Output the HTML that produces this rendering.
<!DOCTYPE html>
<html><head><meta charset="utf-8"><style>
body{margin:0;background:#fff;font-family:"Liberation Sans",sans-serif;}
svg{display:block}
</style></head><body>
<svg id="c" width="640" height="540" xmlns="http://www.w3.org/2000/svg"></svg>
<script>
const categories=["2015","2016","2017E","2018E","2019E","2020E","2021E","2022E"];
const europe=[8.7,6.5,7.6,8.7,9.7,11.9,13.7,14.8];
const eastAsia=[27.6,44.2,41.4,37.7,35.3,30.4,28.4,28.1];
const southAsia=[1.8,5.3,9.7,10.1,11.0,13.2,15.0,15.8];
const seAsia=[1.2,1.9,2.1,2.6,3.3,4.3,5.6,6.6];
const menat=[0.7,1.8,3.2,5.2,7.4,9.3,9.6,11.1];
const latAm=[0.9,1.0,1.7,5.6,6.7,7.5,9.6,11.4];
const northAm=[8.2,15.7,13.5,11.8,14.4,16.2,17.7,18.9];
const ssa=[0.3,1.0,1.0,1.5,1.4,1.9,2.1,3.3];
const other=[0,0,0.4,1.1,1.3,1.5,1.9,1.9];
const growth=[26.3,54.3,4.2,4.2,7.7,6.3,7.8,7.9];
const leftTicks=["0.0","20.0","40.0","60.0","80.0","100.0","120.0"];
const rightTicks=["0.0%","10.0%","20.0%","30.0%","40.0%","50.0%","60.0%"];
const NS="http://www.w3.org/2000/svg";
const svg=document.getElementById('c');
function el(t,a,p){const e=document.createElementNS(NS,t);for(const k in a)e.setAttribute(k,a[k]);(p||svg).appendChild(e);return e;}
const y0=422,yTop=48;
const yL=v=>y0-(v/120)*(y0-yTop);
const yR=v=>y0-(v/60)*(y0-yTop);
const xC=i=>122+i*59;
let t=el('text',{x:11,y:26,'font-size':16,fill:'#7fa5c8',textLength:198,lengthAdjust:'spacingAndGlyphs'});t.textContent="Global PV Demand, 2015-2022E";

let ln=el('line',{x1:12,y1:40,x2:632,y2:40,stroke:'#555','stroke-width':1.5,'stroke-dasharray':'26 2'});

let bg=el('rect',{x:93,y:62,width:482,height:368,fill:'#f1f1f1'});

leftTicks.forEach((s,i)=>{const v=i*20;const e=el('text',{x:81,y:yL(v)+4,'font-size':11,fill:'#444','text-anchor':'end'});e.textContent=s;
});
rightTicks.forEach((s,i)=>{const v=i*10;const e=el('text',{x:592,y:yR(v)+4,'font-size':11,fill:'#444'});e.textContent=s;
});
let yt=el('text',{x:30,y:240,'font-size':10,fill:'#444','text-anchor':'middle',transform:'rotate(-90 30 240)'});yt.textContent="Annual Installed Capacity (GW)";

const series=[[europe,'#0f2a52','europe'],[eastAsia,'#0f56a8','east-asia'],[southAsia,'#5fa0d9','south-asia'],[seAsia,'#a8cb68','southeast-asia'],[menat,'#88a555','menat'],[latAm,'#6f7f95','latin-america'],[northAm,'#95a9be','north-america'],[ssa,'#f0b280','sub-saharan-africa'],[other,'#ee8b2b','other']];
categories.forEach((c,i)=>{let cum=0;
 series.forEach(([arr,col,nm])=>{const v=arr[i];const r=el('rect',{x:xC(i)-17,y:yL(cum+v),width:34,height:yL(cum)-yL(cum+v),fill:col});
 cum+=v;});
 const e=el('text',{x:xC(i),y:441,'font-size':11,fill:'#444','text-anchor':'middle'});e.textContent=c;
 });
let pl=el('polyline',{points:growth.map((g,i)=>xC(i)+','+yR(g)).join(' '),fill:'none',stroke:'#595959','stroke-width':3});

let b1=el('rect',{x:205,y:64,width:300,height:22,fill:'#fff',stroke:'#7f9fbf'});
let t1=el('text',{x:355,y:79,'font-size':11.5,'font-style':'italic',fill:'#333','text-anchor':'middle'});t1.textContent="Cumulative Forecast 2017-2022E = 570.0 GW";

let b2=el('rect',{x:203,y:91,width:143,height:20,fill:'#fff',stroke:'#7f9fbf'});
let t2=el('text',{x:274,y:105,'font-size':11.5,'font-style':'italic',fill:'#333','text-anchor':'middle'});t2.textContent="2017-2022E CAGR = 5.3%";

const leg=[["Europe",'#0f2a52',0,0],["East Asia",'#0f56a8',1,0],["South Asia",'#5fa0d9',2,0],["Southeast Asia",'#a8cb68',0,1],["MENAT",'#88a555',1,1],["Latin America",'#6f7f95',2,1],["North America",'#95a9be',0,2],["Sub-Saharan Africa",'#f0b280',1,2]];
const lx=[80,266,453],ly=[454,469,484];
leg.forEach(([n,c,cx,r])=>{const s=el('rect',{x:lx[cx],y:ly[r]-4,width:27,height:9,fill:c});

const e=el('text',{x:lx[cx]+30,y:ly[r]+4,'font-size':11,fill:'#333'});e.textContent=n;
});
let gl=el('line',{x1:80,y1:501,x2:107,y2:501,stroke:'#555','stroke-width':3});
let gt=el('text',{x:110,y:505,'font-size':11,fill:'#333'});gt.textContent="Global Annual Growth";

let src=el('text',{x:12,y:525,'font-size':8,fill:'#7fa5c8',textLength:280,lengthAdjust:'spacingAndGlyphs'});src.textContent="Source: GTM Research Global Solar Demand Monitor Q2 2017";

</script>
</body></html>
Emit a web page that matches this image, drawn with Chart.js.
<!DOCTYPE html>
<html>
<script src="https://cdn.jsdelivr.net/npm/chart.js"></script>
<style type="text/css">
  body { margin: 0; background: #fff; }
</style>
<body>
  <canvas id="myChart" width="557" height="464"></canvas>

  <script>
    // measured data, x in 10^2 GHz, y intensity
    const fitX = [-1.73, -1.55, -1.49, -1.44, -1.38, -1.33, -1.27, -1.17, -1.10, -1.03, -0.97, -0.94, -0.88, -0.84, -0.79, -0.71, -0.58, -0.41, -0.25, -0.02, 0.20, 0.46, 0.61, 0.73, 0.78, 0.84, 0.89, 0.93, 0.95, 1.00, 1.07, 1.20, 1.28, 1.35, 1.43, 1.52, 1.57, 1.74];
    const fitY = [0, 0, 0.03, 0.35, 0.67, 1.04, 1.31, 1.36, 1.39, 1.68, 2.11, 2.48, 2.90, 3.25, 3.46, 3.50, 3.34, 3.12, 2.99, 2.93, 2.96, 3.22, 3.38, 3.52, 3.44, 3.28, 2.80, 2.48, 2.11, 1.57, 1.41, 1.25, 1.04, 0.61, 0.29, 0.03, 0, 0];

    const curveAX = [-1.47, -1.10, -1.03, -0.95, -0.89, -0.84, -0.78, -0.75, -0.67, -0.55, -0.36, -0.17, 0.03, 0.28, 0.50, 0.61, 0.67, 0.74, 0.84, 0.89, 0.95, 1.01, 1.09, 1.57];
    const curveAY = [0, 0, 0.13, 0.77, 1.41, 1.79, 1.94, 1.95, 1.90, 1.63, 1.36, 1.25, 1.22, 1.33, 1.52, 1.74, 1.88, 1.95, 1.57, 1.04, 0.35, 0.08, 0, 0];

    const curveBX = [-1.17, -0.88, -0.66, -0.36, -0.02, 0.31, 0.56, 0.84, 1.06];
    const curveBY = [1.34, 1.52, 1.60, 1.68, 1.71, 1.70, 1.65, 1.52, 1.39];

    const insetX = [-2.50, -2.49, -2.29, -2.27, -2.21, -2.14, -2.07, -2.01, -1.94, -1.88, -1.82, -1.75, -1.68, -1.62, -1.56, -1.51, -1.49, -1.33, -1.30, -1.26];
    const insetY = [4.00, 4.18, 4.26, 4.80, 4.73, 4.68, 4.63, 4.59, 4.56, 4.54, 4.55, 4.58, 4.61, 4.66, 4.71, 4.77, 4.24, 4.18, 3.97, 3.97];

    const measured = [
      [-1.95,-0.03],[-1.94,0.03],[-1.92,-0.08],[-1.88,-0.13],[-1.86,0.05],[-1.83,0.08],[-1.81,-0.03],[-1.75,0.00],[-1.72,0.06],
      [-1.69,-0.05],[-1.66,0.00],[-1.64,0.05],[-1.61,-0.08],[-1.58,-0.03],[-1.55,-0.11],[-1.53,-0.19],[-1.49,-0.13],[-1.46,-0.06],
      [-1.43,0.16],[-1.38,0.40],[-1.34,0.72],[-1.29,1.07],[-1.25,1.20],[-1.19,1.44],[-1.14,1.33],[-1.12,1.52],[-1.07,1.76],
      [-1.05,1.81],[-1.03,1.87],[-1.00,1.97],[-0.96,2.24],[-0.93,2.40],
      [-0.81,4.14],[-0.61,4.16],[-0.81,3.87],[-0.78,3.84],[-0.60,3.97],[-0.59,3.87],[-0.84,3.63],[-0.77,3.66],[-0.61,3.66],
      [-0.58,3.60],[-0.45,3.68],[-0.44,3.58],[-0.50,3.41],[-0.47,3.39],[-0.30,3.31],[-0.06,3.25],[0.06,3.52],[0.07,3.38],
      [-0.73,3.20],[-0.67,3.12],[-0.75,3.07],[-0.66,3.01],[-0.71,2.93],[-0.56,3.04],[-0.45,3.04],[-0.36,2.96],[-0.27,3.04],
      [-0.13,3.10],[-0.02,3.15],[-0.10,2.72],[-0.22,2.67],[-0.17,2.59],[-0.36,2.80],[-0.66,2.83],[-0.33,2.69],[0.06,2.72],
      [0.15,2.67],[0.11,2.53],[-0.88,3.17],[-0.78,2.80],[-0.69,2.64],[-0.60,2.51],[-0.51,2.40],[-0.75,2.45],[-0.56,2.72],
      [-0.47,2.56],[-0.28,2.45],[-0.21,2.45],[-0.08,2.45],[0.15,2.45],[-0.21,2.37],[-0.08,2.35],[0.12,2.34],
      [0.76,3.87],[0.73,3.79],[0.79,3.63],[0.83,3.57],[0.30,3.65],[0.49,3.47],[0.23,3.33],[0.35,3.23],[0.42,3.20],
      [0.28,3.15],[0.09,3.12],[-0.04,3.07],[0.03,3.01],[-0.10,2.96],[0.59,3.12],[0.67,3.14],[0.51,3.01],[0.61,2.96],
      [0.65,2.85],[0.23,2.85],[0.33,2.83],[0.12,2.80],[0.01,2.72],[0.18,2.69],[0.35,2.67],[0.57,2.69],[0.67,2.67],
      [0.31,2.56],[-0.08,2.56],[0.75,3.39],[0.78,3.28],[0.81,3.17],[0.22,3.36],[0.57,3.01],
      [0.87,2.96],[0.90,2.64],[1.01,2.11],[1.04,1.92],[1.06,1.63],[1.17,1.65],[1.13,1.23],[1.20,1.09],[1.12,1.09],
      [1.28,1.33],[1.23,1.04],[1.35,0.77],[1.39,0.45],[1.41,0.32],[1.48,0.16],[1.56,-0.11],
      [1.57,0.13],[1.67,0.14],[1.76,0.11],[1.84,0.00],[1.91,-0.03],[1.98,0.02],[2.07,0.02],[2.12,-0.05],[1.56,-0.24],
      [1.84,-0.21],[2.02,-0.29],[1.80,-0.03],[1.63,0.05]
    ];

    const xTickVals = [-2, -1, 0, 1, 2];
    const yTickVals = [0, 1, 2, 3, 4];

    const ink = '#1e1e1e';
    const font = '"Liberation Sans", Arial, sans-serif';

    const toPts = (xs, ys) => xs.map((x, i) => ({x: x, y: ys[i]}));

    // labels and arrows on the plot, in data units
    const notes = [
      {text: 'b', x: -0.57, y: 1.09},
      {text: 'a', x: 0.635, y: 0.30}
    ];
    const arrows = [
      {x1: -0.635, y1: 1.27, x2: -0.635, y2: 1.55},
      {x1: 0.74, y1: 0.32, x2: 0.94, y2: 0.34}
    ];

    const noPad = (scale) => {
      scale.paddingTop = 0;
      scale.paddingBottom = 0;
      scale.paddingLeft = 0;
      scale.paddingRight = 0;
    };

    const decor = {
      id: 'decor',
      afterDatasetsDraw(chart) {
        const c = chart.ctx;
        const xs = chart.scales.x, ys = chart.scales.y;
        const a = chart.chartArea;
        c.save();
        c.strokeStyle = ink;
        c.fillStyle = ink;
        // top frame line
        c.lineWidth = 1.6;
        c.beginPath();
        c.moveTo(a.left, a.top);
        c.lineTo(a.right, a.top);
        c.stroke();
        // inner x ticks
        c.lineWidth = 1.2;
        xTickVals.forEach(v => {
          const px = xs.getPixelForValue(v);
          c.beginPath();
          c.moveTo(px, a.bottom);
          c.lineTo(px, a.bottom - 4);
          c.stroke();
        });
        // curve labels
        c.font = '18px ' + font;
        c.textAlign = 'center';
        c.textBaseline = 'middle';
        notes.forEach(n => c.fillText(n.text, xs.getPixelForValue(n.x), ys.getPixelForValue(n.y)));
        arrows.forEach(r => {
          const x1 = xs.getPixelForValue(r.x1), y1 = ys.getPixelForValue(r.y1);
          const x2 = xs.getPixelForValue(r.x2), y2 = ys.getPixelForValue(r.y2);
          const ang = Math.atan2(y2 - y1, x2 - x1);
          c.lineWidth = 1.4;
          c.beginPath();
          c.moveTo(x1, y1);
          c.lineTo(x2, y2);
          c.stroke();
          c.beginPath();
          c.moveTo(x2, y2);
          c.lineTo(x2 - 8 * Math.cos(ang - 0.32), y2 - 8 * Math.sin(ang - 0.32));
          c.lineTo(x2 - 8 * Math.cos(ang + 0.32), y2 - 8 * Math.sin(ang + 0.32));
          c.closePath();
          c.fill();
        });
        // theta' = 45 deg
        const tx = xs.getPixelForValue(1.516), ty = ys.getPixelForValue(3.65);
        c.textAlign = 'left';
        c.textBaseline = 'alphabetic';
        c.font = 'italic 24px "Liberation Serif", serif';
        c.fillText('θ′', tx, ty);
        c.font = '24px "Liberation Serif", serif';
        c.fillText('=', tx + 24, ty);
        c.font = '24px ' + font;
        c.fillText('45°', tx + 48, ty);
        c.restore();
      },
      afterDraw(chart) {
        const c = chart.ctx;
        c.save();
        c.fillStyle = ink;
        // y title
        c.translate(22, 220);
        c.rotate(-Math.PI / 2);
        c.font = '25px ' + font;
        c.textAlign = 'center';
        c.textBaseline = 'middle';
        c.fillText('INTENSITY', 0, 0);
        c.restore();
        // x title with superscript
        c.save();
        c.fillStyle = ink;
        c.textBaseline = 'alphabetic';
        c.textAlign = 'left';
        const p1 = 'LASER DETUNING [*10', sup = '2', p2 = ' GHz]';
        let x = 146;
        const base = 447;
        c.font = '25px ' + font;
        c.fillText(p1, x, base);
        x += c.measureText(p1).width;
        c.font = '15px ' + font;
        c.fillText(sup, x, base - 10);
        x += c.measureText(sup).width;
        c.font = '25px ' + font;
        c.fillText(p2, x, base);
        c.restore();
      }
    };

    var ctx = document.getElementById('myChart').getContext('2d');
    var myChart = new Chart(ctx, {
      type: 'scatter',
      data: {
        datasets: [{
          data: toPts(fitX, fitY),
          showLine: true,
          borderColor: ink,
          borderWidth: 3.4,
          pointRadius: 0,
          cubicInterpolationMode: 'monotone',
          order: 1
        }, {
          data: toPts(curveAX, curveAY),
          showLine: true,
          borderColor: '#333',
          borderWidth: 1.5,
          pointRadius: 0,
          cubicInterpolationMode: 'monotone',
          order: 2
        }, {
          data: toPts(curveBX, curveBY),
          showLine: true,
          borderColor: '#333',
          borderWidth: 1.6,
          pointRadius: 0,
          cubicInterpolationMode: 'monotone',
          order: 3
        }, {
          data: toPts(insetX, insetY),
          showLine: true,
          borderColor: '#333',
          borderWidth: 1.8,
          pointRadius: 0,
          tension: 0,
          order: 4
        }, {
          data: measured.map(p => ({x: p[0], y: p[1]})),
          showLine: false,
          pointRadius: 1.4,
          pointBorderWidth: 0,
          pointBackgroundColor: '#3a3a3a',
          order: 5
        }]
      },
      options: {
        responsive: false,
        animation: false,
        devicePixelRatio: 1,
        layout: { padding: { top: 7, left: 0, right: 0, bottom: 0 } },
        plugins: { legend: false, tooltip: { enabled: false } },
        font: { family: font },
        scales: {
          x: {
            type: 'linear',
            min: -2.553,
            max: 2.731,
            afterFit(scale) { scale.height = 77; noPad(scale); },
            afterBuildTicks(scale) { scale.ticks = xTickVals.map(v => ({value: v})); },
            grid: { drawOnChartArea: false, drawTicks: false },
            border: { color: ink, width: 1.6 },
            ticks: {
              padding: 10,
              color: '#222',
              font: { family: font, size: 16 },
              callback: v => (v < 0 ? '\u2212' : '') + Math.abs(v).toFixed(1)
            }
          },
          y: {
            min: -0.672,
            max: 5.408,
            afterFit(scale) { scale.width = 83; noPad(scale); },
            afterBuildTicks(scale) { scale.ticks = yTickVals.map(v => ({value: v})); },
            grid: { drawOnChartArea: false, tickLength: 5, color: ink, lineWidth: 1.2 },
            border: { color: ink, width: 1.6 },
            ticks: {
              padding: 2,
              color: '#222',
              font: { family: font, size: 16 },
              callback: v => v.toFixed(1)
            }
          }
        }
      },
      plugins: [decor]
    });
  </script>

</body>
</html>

* WHAT TO DO
Of all the entries above, repeat only the lines from the line that has "Emit a web page" to the line that has "1.65, 1.52, 1.39];", both lines included, exactly.

* EXPECTED ANSWER
Emit a web page that matches this image, drawn with Chart.js.
<!DOCTYPE html>
<html>
<script src="https://cdn.jsdelivr.net/npm/chart.js"></script>
<style type="text/css">
  body { margin: 0; background: #fff; }
</style>
<body>
  <canvas id="myChart" width="557" height="464"></canvas>

  <script>
    // measured data, x in 10^2 GHz, y intensity
    const fitX = [-1.73, -1.55, -1.49, -1.44, -1.38, -1.33, -1.27, -1.17, -1.10, -1.03, -0.97, -0.94, -0.88, -0.84, -0.79, -0.71, -0.58, -0.41, -0.25, -0.02, 0.20, 0.46, 0.61, 0.73, 0.78, 0.84, 0.89, 0.93, 0.95, 1.00, 1.07, 1.20, 1.28, 1.35, 1.43, 1.52, 1.57, 1.74];
    const fitY = [0, 0, 0.03, 0.35, 0.67, 1.04, 1.31, 1.36, 1.39, 1.68, 2.11, 2.48, 2.90, 3.25, 3.46, 3.50, 3.34, 3.12, 2.99, 2.93, 2.96, 3.22, 3.38, 3.52, 3.44, 3.28, 2.80, 2.48, 2.11, 1.57, 1.41, 1.25, 1.04, 0.61, 0.29, 0.03, 0, 0];

    const curveAX = [-1.47, -1.10, -1.03, -0.95, -0.89, -0.84, -0.78, -0.75, -0.67, -0.55, -0.36, -0.17, 0.03, 0.28, 0.50, 0.61, 0.67, 0.74, 0.84, 0.89, 0.95, 1.01, 1.09, 1.57];
    const curveAY = [0, 0, 0.13, 0.77, 1.41, 1.79, 1.94, 1.95, 1.90, 1.63, 1.36, 1.25, 1.22, 1.33, 1.52, 1.74, 1.88, 1.95, 1.57, 1.04, 0.35, 0.08, 0, 0];

    const curveBX = [-1.17, -0.88, -0.66, -0.36, -0.02, 0.31, 0.56, 0.84, 1.06];
    const curveBY = [1.34, 1.52, 1.60, 1.68, 1.71, 1.70, 1.65, 1.52, 1.39];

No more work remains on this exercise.